Photo courtesy Penguin Group (USA)
Edward Conard
Maybe economic inequality isn’t such a bad thing after all.
At least that’s what a new book written by a rich, former Bain Capital managing director espouses. Even though the economic manifesto about how the 1 percent benefits the 99 percent hasn’t hit bookstores yet, it’s already getting heat from the 99-percent crowd and beyond.
“Unintended Consequences: Why Everything You’ve Been Told About the Economy Is Wrong,” by Edward Conard, 51, comes out next week. According to his publicist the book offers: “A contrarian analysis of the recent economic crisis by a close associate of Mitt Romney. (It) promises to be one of the year’s most talked-about books on the subject.”
Indeed, social media is already lighting up over the book, prompted mainly by an article in the New York Times Magazine, published online Tuesday, titled: “The Purpose of Spectacular Wealth, According to a Spectacularly Wealthy Guy.”

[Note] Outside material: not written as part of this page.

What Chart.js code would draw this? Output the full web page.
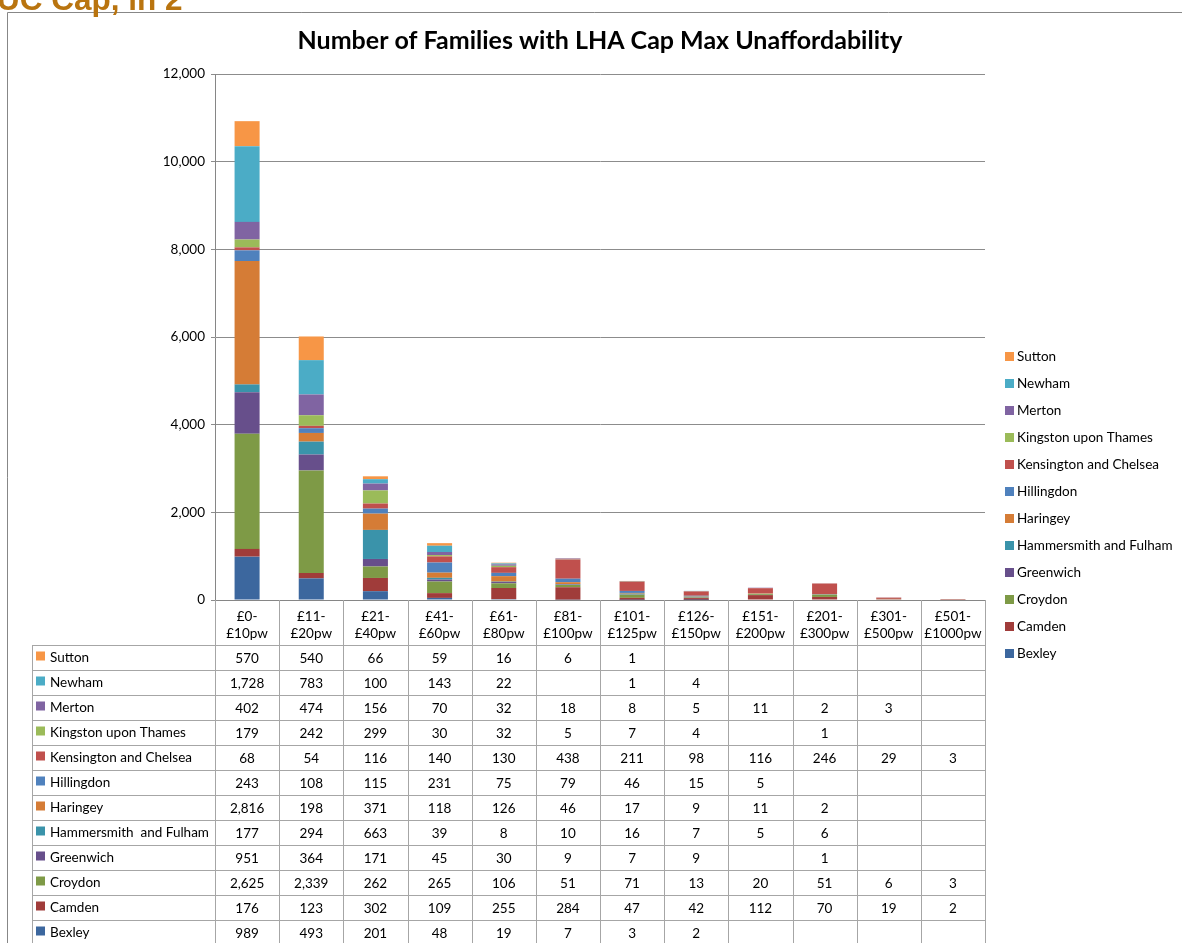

The writer of the magazine piece, Adam Davidson, founder of NPR’s Planet Money blog and podcast, surmised: “This could be the most hated book of the year.”
This from his article:
Conard understands that many believe that the U.S. economy currently serves the rich at the expense of everyone else. He contends that this is largely because most Americans don’t know how the economy really works — that the superrich spend only a small portion of their wealth on personal comforts; most of their money is invested in productive businesses that make life better for everyone. “Most citizens are consumers, not investors,” he told me during one of our long, occasionally contentious conversations. “They don’t recognize the benefits to consumers that come from investment.”
As for the argument that spreading the wealth helps society, Conard’s book turns that on its ear, taking positions that would make even Tea Party members bristle, Davidson writes.
It’s a fresh take on the “defense of the rich,” said Paul Krugman in a New York Times op-ed Wednesday.
“Until now, the official line has been that what we need are incentives — that jaawwb creeaytohrs (sic) won’t do their thing unless we dangle the carrot of immense wealth in front of them,” said Krugman, who has been hawking his own latest book, “End This Depression NOW!” “But now we’re supposed to think that it’s not the prospect of future wealth, but wealth in being, that’s what is really so wonderful.”
Income inequality has vexed many economists, especially with the growing disparity in wages. Chief executives of the biggest public companies now make 231 times more than typical workers, according to a study released Wednesday by the left-leaning Economic Policy Institute.
“CEOs have fared far better than the typical worker, the stock market and the U.S. economy as a whole since the late-1970s,” said Lawrence Mishel, the institute’s president, in the report. “Compensation growth for executives and for top-tier financial-sector workers has fueled the enormous growth of incomes at the top.”
While it’s unclear how influential Conard’s book will be on economic thought when it comes to income inequality, those who’ve long argued for a more balanced economic playing field will probably be less than enthused.
Robert B. Reich, author of “Aftershock: The Next Economy and America’s Future,” said he hasn’t read Conard’s book but was curious about why Conard thought wealth concentrated in the hands of a few was “a good thing.”
“Undoubtedly some degree of income inequality is necessary and good to provide appropriate incentives, but at some point – and I believe we’ve hit that point – it harms an economy by robbing the vast middle class of the purchasing power it needs to keep an economy going, and it generates social and political upheaval,” said Reich, former labor secretary under President Clinton and currently Chancellor’s Professor of Public Policy at the University of California at Berkeley.
Conard’s forthcoming book also argues that banks weren’t to blame for the economic implosion that led to the Great Recession.
This from the Times article:
The financial crisis, he writes, was not the result of corrupt bankers selling dodgy financial products. It was a simple, old-fashioned run on the banks, whom, he says, were just doing their job.
Another focus of the book, according to Davidson, is on risk-takers and how they deserve large amounts of wealth because they take the risks.
Exactly who are the risk-takers? Technology innovators and financial wizards who come up with new investment vehicles that people use, Conard argues.
Who are the non risk-takers? Art-history majors, whom Conard mocked in his interviews with Davidson.
He doesn’t think lawyers are risk-takers either because they “opt for stable professions that don’t maximize their wealth-creating potential,” the article states.
It’s unclear if Conard counts himself a risk-taker. His publicist Rimjhim Dey said the author would not comment until after the book comes out next week.
Conard’s LinkedIn page, which includes no connections, lists only three employers in his career, Bain (Romney’s former firm), Ford Motor Co. and the investment banking firm Wasserstein Perella.
The page also has a description of his book, including this conclusion:
Whether you agree with the book’s provocative and counterintuitive conclusions or not, Unintended Consequences will reward you with a sophisticated understanding of the contemporary economy, one no other book has yet provided.